NEW YORK: The United States formally charged Dr Aafia Siddiqui on Tuesday with trying to kill a group of US soldiers and FBI agents at an Afghan police compound in July 2008 with a rifle she had snatched from a soldier.


Dr Aafia’s lawyer, however, rejected the charge, saying that there’s no evidence to support the claim.


Assistant US Attorney Jenna M. Dabbs told a court here that Dr Aafia, who had been taken into custody by authorities in Afghanistan in July 2008, took an army soldier’s M-4 assault rifle, which he had placed on the floor of a second-floor office at the Afghan police compound; burst from behind a curtain in the office; and attempted to shoot the assembled agents and soldiers.


However, Charles D. Swift, Dr Aafia’s lawyer, said that there’s no evidence that she ever touched or fired the M-4 rifle. In his opening statement, Mr Swift said that the soldiers had given different versions of where she was when the M-4 was allegedly fired and how many shots were fired.
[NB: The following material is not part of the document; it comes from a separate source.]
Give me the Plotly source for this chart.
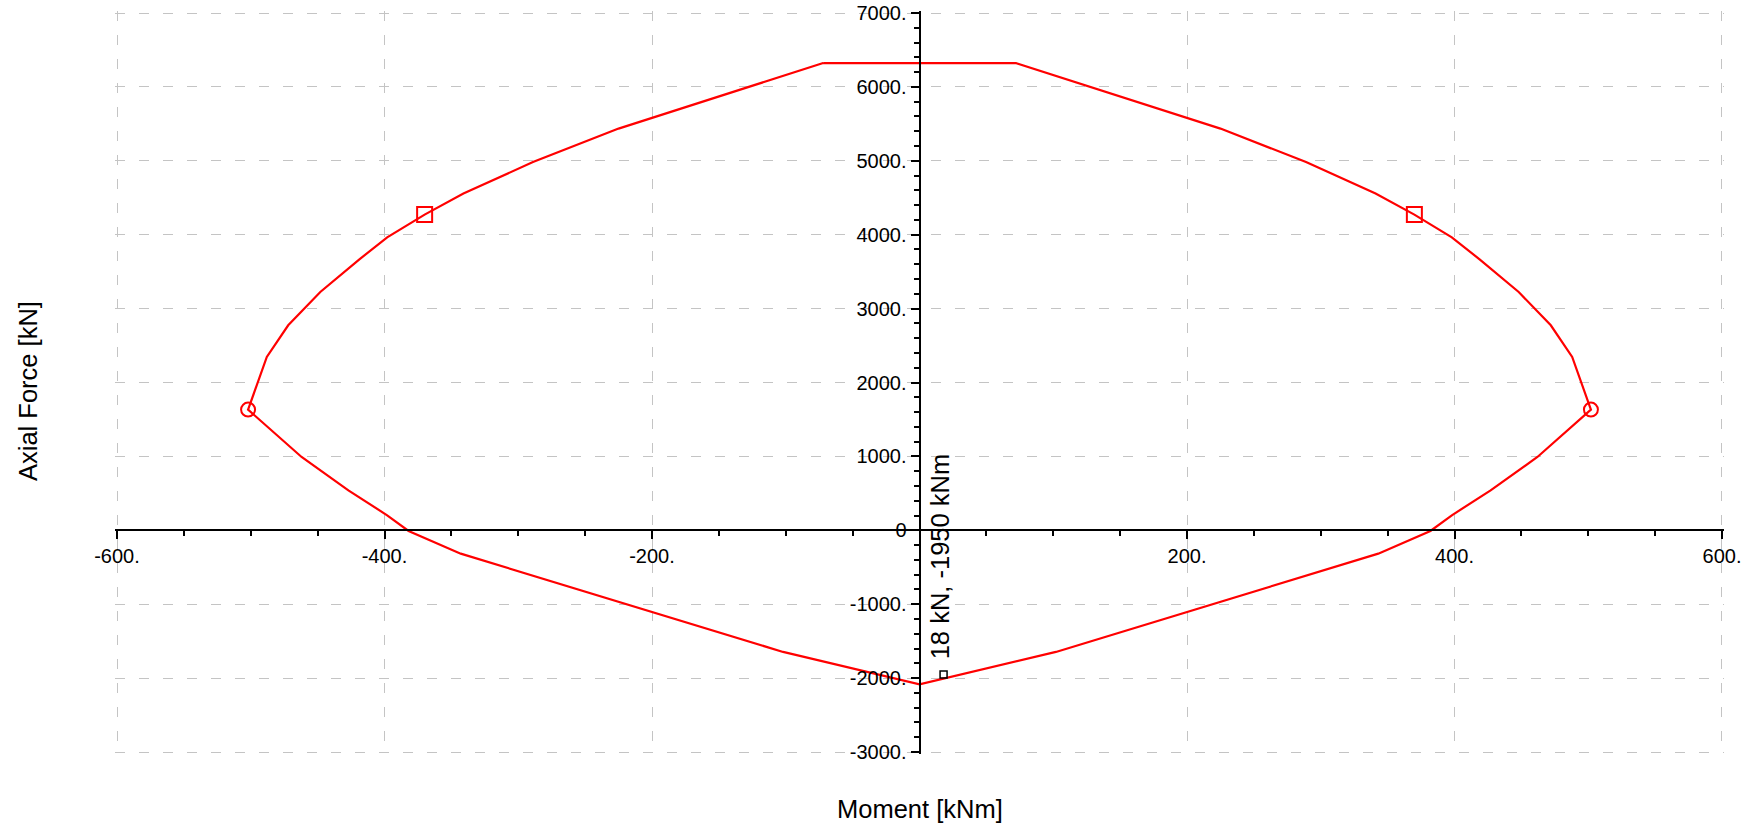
import plotly.graph_objects as go

# Interaction diagram (moment vs axial force), closed outline
moment = [-72, 72, 225, 289, 341, 370, 398, 419, 448, 472, 488, 502,
          462, 427, 398, 382, 343, 102, 0,
          -102, -343, -382, -398, -427, -462, -502, -488, -472, -448,
          -419, -398, -370, -341, -289, -225, -72]
axial = [6323, 6323, 5436, 4984, 4556, 4272, 3965, 3663, 3225, 2774, 2345, 1633,
         992, 541, 203, -9, -316, -1646, -2084,
         -1646, -316, -9, 203, 541, 992, 1633, 2345, 2774, 3225,
         3663, 3965, 4272, 4556, 4984, 5436, 6323]

# Marked points
square_m = [-370, 370]
square_n = [4272, 4272]
circle_m = [-502, 502]
circle_n = [1633, 1633]
load_m = [18]
load_n = [-1950]
load_label = "18 kN, -1950 kNm"

# Tick labels
x_ticks = [-600, -400, -200, 200, 400, 600]
x_text = ["-600.", "-400.", "-200.", "200.", "400.", "600."]
y_ticks = [-3000, -2000, -1000, 0, 1000, 2000, 3000, 4000, 5000, 6000, 7000]
y_text = ["-3000.", "-2000.", "-1000.", "0", "1000.", "2000.", "3000.",
          "4000.", "5000.", "6000.", "7000."]

# a small pad keeps the grid lines on the outermost ticks visible
x_range = [-601.5, 601.5]
y_range = [-3027, 7027]

FONT = "Liberation Sans, Arial, sans-serif"
RED = "#ff0000"

fig = go.Figure()
fig.add_trace(go.Scatter(x=moment, y=axial, mode="lines",
                         line=dict(color=RED, width=2.2), hoverinfo="x+y"))
fig.add_trace(go.Scatter(x=square_m, y=square_n, mode="markers",
                         marker=dict(symbol="square-open", size=15, color=RED,
                                     line=dict(color=RED, width=2))))
fig.add_trace(go.Scatter(x=circle_m, y=circle_n, mode="markers",
                         marker=dict(symbol="circle-open", size=14, color=RED,
                                     line=dict(color=RED, width=2))))
fig.add_trace(go.Scatter(x=load_m, y=load_n, mode="markers",
                         marker=dict(symbol="square-open", size=7, color="black",
                                     line=dict(color="black", width=1.5))))

# x position of the y axis and y position of the x axis (both at zero)
y_axis_pos = (0 - x_range[0]) / (x_range[1] - x_range[0])
x_axis_pos = (0 - y_range[0]) / (y_range[1] - y_range[0])

grid = dict(showgrid=True, gridcolor="#c4c4c4", gridwidth=1, griddash="10px,14px")
tick_font = dict(family=FONT, size=20, color="black")

fig.update_xaxes(range=x_range, anchor="free", position=x_axis_pos, automargin=False,
                 tickmode="array", tickvals=x_ticks, ticktext=x_text,
                 ticks="outside", ticklen=8, tickwidth=2, tickcolor="black",
                 showline=True, linecolor="black", linewidth=2,
                 zeroline=False, tickfont=tick_font,
                 minor=dict(tickmode="linear", tick0=0, dtick=50, ticks="outside",
                            ticklen=5, tickwidth=2, tickcolor="black", showgrid=False),
                 **grid)
fig.update_yaxes(range=y_range, anchor="free", position=y_axis_pos, automargin=False,
                 tickmode="array", tickvals=y_ticks, ticktext=y_text,
                 ticks="outside", ticklen=8, tickwidth=2, tickcolor="black",
                 showline=True, linecolor="black", linewidth=2,
                 zeroline=False, tickfont=tick_font,
                 minor=dict(tickmode="linear", tick0=0, dtick=200, ticks="outside",
                            ticklen=5, tickwidth=2, tickcolor="black", showgrid=False),
                 **grid)

fig.add_annotation(x=load_m[0] - 3, y=-358, xref="x", yref="y", text=load_label,
                   textangle=-90, showarrow=False, xanchor="center", yanchor="middle",
                   font=dict(family=FONT, size=25.5, color="black"))
# axis titles placed in paper space below / left of the plot area
fig.add_annotation(x=0.5, y=0, xref="paper", yref="paper", yshift=-55,
                   text="Moment [kNm]", showarrow=False, yanchor="middle",
                   font=dict(family=FONT, size=25.5, color="black"))
fig.add_annotation(x=0, y=(829 - 391 - 75) / 743, xref="paper", yref="paper",
                   xshift=-87, text="Axial Force [kN]", textangle=-90,
                   showarrow=False, xanchor="center", yanchor="middle",
                   font=dict(family=FONT, size=25.5, color="black"))

fig.update_layout(width=1756, height=829, showlegend=False,
                  margin=dict(l=115, r=32, t=11, b=75, autoexpand=False),
                  plot_bgcolor="white", paper_bgcolor="white",
                  font=dict(family=FONT, color="black"))

fig.write_html("out.html")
Mr Swift said a bullet and shell casings from the 9mm handgun were found in the room, but no bullets or bullet fragments from the M-4 were found in the room.


He also said there was no gunpowder residue consistent with the firing of a M-4 found on the curtain in the room. “When it comes to the M-4, you’re not going to have any physical evidence that it was fired in that room,” Mr Swift said.
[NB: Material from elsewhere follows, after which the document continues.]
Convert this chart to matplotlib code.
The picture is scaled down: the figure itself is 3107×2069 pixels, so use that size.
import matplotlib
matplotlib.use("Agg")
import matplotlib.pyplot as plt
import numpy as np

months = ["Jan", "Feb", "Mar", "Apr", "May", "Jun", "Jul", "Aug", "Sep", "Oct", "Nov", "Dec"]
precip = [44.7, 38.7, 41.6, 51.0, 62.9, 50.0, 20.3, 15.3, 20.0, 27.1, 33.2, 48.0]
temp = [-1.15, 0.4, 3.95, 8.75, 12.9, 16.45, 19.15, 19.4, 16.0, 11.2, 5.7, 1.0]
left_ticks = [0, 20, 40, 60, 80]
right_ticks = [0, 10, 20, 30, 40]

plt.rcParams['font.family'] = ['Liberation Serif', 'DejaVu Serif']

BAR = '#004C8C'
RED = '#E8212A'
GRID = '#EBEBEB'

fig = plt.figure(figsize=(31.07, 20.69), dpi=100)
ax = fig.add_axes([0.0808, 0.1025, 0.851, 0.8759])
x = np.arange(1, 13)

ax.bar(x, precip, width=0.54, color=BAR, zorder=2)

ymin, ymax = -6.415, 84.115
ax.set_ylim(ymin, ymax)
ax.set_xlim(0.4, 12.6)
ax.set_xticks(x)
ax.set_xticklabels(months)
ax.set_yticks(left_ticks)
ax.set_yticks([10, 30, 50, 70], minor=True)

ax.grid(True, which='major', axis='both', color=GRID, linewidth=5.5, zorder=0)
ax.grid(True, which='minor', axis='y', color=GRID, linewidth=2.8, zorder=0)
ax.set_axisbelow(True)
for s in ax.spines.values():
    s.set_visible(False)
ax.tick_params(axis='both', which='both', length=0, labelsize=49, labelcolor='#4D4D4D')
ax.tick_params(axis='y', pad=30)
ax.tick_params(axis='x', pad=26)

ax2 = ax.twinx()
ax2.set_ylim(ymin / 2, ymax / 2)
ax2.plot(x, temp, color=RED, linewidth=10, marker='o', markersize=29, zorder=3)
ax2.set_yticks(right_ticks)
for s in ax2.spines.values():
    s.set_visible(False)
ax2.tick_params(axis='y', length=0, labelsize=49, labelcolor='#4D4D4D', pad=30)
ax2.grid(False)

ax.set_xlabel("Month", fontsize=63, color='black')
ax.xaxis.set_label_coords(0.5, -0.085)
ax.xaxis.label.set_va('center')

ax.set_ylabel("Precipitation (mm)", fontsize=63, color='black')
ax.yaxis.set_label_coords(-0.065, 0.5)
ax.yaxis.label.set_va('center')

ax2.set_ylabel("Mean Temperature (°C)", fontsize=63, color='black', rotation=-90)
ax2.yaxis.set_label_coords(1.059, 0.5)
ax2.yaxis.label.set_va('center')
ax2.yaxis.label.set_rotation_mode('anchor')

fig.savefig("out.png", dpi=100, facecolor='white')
In her opening statement, the prosecutor described the scene inside the interrogation room where Dr Aafia allegedly tried to snatch a rifle from the soldier and was shot and wounded in the process as chaotic but admitted that the FBI didn’t return to examine the room until six days after the incident.


“This is a straightforward case,” Ms Dabbs claimed. “The defendant saw an opportunity and she acted on it. The defendant picked up that assault rifle, saw agents and soldiers and tried to kill them.”


Dr Aafia, 37, is on trial on US District Court in Manhattan on a seven-count indictment that includes charges of attempted murder, armed assault on US officers and employees and discharging a firearm during a crime of violence. She faces up to 20 years in prison on the attempted murder charges and life in prison on the firearms charge.


Dr Aafia, who was wearing a white headscarf over tan prison garb on Tuesday, has denied wrongdoing. However, she has said she doesn’t recognise the legitimacy of the proceedings and refused at times to appear in court for proceedings.


“I’m being forced to come,” Dr Aafia said outside the presence of the jury on Tuesday. “I would rather stay in my prison cell.”


Aafia yells at jurors


Aafia Siddiqui yelled at jurors during the first day of her trial, saying she had been held in a secret prison.


She had to be led out of the courtroom after disrupting the testimony of one of the witnesses.


Assistant US Attorney Jenna Dabbs told jurors Ms Siddiqui was taken into custody by Afghan police in July because she was carrying containers of unidentified chemicals and notes referring to mass-casualty attacks and New York landmarks such as the Empire State Building, the Statue of Liberty, Wall Street and the Brooklyn Bridge.